GOAL OF THE EXERCISE: From the records below, copy every line that contains the word "this".

STORED RECORDS:
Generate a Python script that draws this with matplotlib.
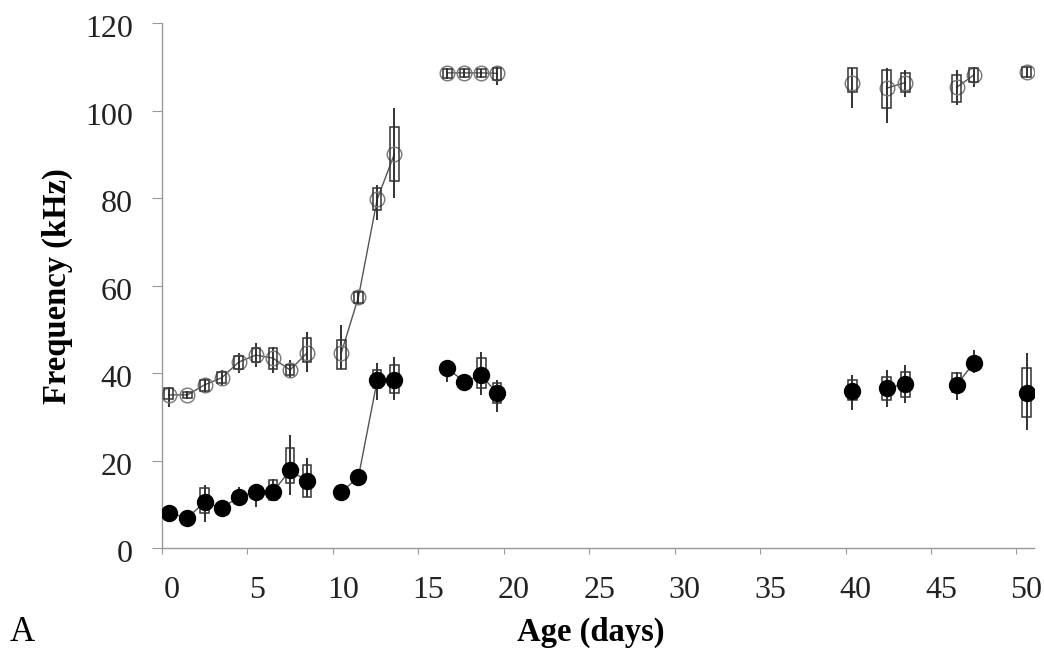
import numpy as np
import matplotlib
matplotlib.use("Agg")
import matplotlib.pyplot as plt
from matplotlib.transforms import ScaledTranslation

# ---- data ----
age = [0.4, 1.5, 2.5, 3.5, 4.5, 5.5, 6.5, 7.5, 8.5, 10.5, 11.5, 12.6, 13.6,
       16.7, 17.7, 18.7, 19.6, 40.4, 42.4, 43.5, 46.5, 47.5, 50.6]
segment = [0]*9 + [1]*4 + [2]*4 + [3] + [4, 4] + [5, 5] + [6]

upper_mean = [35.0, 35.0, 37.3, 38.9, 42.5, 44.1, 43.4, 40.7, 44.6, 44.6, 57.3, 79.7, 90.0,
              108.6, 108.6, 108.6, 108.5, 106.4, 105.1, 106.4, 105.3, 108.1, 108.8]
upper_q1 = [34.0, 34.3, 36.0, 37.7, 41.0, 42.5, 41.0, 39.5, 42.5, 41.0, 56.0, 77.3, 84.0,
            107.4, 107.6, 107.6, 107.0, 104.2, 100.6, 104.2, 101.9, 106.5, 107.7]
upper_q3 = [36.5, 35.7, 38.4, 40.2, 44.0, 45.7, 45.7, 41.8, 48.0, 47.5, 58.5, 82.3, 96.2,
            109.5, 109.5, 109.4, 109.7, 109.7, 109.3, 108.6, 108.1, 109.7, 109.9]
upper_lo = [32.2, 34.0, 35.4, 37.2, 40.0, 41.4, 40.0, 38.9, 40.2, 41.0, 55.5, 75.0, 80.0,
            107.2, 107.4, 107.4, 105.8, 100.6, 97.1, 103.0, 101.3, 105.4, 107.5]
upper_hi = [36.8, 36.0, 38.9, 40.7, 44.6, 46.9, 46.0, 43.0, 49.4, 51.0, 59.0, 83.0, 100.6,
            109.7, 109.7, 109.6, 109.9, 109.7, 109.7, 109.3, 109.3, 110.0, 110.0]

lower_mean = [8.0, 6.9, 10.5, 9.1, 11.7, 12.8, 12.8, 17.8, 15.3, 12.8, 16.2, 38.3, 38.5,
              41.1, 38.0, 39.5, 35.4, 35.9, 36.6, 37.5, 37.3, 42.3, 35.4]
lower_q1 = [7.5, 6.5, 8.0, 8.6, 10.5, 12.0, 11.0, 14.9, 11.7, 12.3, 15.6, 36.6, 35.4,
            40.0, 37.3, 36.6, 33.1, 33.8, 33.8, 34.5, 35.7, 41.5, 30.0]
lower_q3 = [8.5, 7.4, 13.7, 9.6, 12.8, 13.5, 15.5, 22.9, 19.0, 13.3, 16.8, 40.7, 41.8,
            42.0, 38.8, 43.4, 37.7, 38.4, 39.0, 40.2, 40.0, 43.2, 41.1]
lower_lo = [7.2, 6.2, 6.0, 8.4, 9.8, 9.4, 10.8, 12.1, 11.7, 12.0, 15.3, 33.8, 33.8,
            38.0, 36.0, 35.0, 31.0, 31.5, 32.2, 33.1, 33.8, 40.0, 27.0]
lower_hi = [8.8, 7.6, 14.4, 9.8, 14.0, 14.4, 15.8, 25.8, 20.6, 13.6, 17.0, 42.3, 43.7,
            43.0, 39.5, 44.8, 38.4, 39.5, 40.7, 41.8, 40.2, 45.3, 44.6]

x_ticks = [0, 5, 10, 15, 20, 25, 30, 35, 40, 45, 50]
y_ticks = [0, 20, 40, 60, 80, 100, 120]

# ---- figure ----
fig = plt.figure(figsize=(10.44, 6.59), dpi=100)
ax = fig.add_axes([0.155, 0.1684, 0.835, 0.7967])

age_a = np.array(age)
seg_a = np.array(segment)


def draw_series(mean, q1, q3, lo, hi, filled):
    mean = np.array(mean); q1 = np.array(q1); q3 = np.array(q3)
    # connecting lines per segment
    for s in np.unique(seg_a):
        m = seg_a == s
        if m.sum() > 1:
            ax.plot(age_a[m], mean[m], color='#555555', lw=1.0, zorder=2)
    # whiskers
    ax.vlines(age_a, lo, hi, color='#222222', lw=1.3, zorder=3)
    # boxes
    ax.bar(age_a, q3 - q1, bottom=q1, width=0.5, fill=False,
           edgecolor='#333333', linewidth=1.1, zorder=4 if not filled else 3)
    # markers
    if filled:
        ax.plot(age_a, mean, 'o', ms=11.5, mfc='black', mec='black', linestyle='none', zorder=5)
    else:
        ax.plot(age_a, mean, 'o', ms=10.5, mfc='none', mec='#777777', mew=1.0,
                linestyle='none', zorder=3.5)


draw_series(upper_mean, upper_q1, upper_q3, upper_lo, upper_hi, filled=False)
draw_series(lower_mean, lower_q1, lower_q3, lower_lo, lower_hi, filled=True)

ax.set_xlim(0, 51)
ax.set_ylim(0, 120)
ax.set_xticks(x_ticks)
ax.set_yticks(y_ticks)

for sp in ['top', 'right']:
    ax.spines[sp].set_visible(False)
for sp in ['left', 'bottom']:
    ax.spines[sp].set_color('#999999')
    ax.spines[sp].set_linewidth(1.0)

serif = ['Liberation Serif', 'DejaVu Serif']
ax.tick_params(axis='y', direction='out', length=7, width=0.8, color='#999999',
               pad=14, labelsize=23)
ax.tick_params(axis='x', direction='out', length=4, width=0.8, color='#999999',
               pad=16, labelsize=23)
for lab in ax.get_xticklabels() + ax.get_yticklabels():
    lab.set_family(serif)
    lab.set_color('#222222')
offset = ScaledTranslation(10/100, 0, fig.dpi_scale_trans)
for lab in ax.get_xticklabels():
    lab.set_transform(lab.get_transform() + offset)
yoff = ScaledTranslation(0, -3/100, fig.dpi_scale_trans)
for lab in ax.get_yticklabels():
    lab.set_transform(lab.get_transform() + yoff)

fig.text(0.055, 0.566, 'Frequency (kHz)', rotation=90, ha='center', va='center',
         family=serif, fontweight='bold', fontsize=23.5)
fig.text(0.566, 0.04, 'Age (days)', ha='center', va='center',
         family=serif, fontweight='bold', fontsize=23.5)
fig.text(0.021, 0.04, 'A', ha='center', va='center', family=serif, fontsize=25)

fig.savefig('out.png', dpi=100)
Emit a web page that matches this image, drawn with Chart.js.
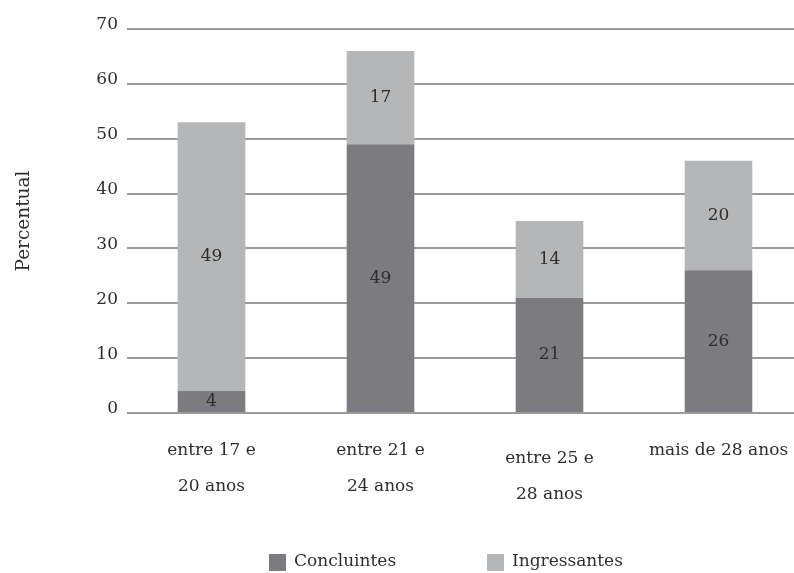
<!DOCTYPE html>
<html>
<head>
<meta charset="utf-8">
<script src="https://cdn.jsdelivr.net/npm/chart.js@4"></script>
<style>
    html, body { margin: 0; padding: 0; background: #fff; overflow: hidden; }
    #wrap { width: 803px; height: 573px; }
</style>
</head>
<body>
<div id="wrap"><canvas id="ageChart" width="803" height="573"></canvas></div>
<script>
const categories = [
    ['entre 17 e', '20 anos'],
    ['entre 21 e', '24 anos'],
    ['entre 25 e', '28 anos'],
    ['mais de 28 anos']
];
const concluintes = [4, 49, 21, 26];
const ingressantes = [49, 17, 14, 20];

const FONT = "'DejaVu Serif', 'Liberation Serif', serif";
const TEXT = '#2e2e2e';
// the third category label sits a little lower than the others
const labelDrop = [0, 0, 8, 0];

// numbers in the middle of each stacked segment
const segmentLabels = {
    id: 'segmentLabels',
    afterDatasetsDraw(chart) {
        const ctx = chart.ctx;
        ctx.save();
        ctx.font = '17px ' + FONT;
        ctx.fillStyle = TEXT;
        ctx.textAlign = 'center';
        ctx.textBaseline = 'middle';
        chart.data.datasets.forEach((ds, di) => {
            chart.getDatasetMeta(di).data.forEach((bar, i) => {
                ctx.fillText(String(ds.data[i]), bar.x, (bar.y + bar.base) / 2);
            });
        });
        ctx.restore();
    }
};

// category labels under the axis, drawn line by line
const categoryLabels = {
    id: 'categoryLabels',
    afterDraw(chart) {
        const ctx = chart.ctx;
        const xs = chart.scales.x;
        const top = chart.chartArea.bottom + 38;
        ctx.save();
        ctx.font = '17px ' + FONT;
        ctx.fillStyle = TEXT;
        ctx.textAlign = 'center';
        ctx.textBaseline = 'middle';
        chart.data.labels.forEach((lines, i) => {
            const x = xs.getPixelForValue(i);
            lines.forEach((line, j) => {
                ctx.fillText(line, x, top + labelDrop[i] + j * 36);
            });
        });
        ctx.restore();
    }
};

// legend row at the bottom
const bottomLegend = {
    id: 'bottomLegend',
    afterDraw(chart) {
        const ctx = chart.ctx;
        const starts = [269, 487];
        const y = 562;
        ctx.save();
        ctx.font = '17px ' + FONT;
        ctx.textBaseline = 'middle';
        ctx.textAlign = 'left';
        chart.data.datasets.forEach((ds, i) => {
            ctx.fillStyle = ds.backgroundColor;
            ctx.fillRect(starts[i], y - 8, 17, 17);
            ctx.fillStyle = TEXT;
            ctx.fillText(ds.label, starts[i] + 25, y);
        });
        ctx.restore();
    }
};

const ctx = document.getElementById('ageChart').getContext('2d');

const ageChart = new Chart(ctx, {
    type: 'bar',
    data: {
        labels: categories,
        datasets: [{
            label: 'Concluintes',
            data: concluintes,
            backgroundColor: '#7c7b80',
            categoryPercentage: 1,
            barPercentage: 0.4
        }, {
            label: 'Ingressantes',
            data: ingressantes,
            backgroundColor: '#b4b6b8',
            categoryPercentage: 1,
            barPercentage: 0.4
        }]
    },
    options: {
        responsive: false,
        animation: false,
        layout: { padding: { top: 29, left: 0, right: 0, bottom: 0 } },
        plugins: {
            legend: { display: false },
            tooltip: { enabled: false }
        },
        scales: {
            x: {
                stacked: true,
                grid: { display: false },
                border: { display: false },
                ticks: { display: false },
                afterFit: s => { s.height = 160; }
            },
            y: {
                stacked: true,
                min: 0,
                max: 70,
                ticks: {
                    stepSize: 10,
                    padding: 9,
                    labelOffset: -4,
                    color: TEXT,
                    font: { family: FONT, size: 17 }
                },
                grid: { color: '#9b9b9b', lineWidth: 2, drawTicks: false },
                border: { display: false },
                title: {
                    display: true,
                    text: 'Percentual',
                    color: TEXT,
                    font: { family: FONT, size: 18.5 },
                    padding: { top: 13, bottom: 0 }
                },
                afterFit: s => { s.width = 127; }
            }
        }
    },
    plugins: [segmentLabels, categoryLabels, bottomLegend]
});
</script>
</body>
</html>
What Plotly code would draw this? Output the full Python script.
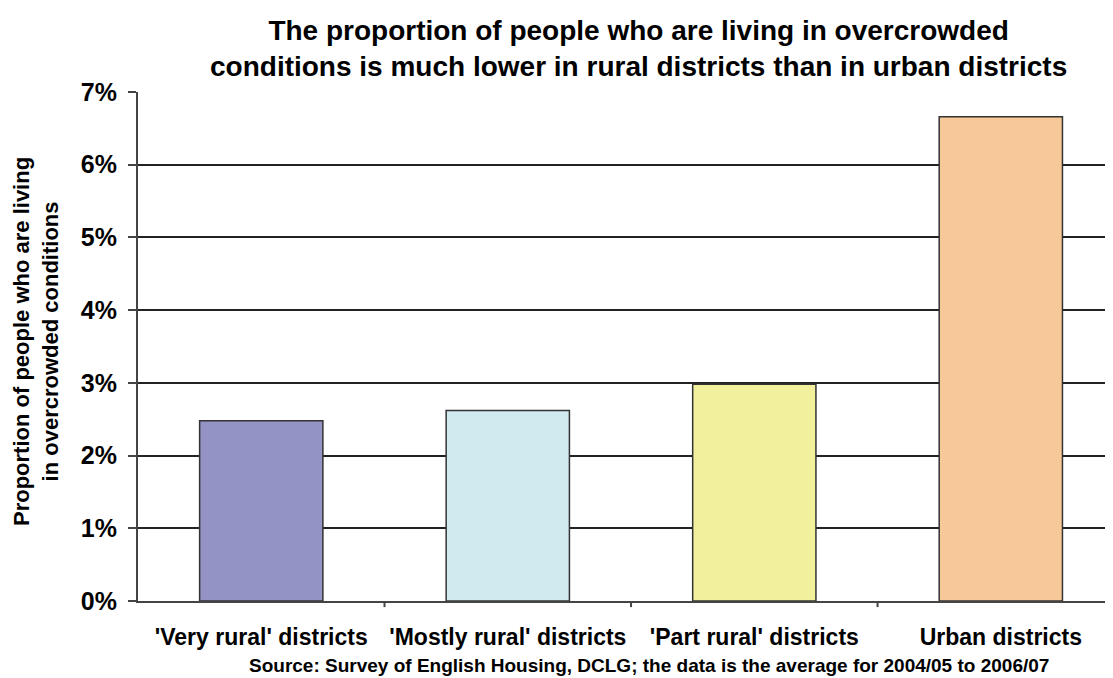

THE RESPONSE:
Generate a Python script that draws this with matplotlib.
Emit a web page that matches this image, drawn with Chart.js.
What Plotly code would draw this? Output the full Python script.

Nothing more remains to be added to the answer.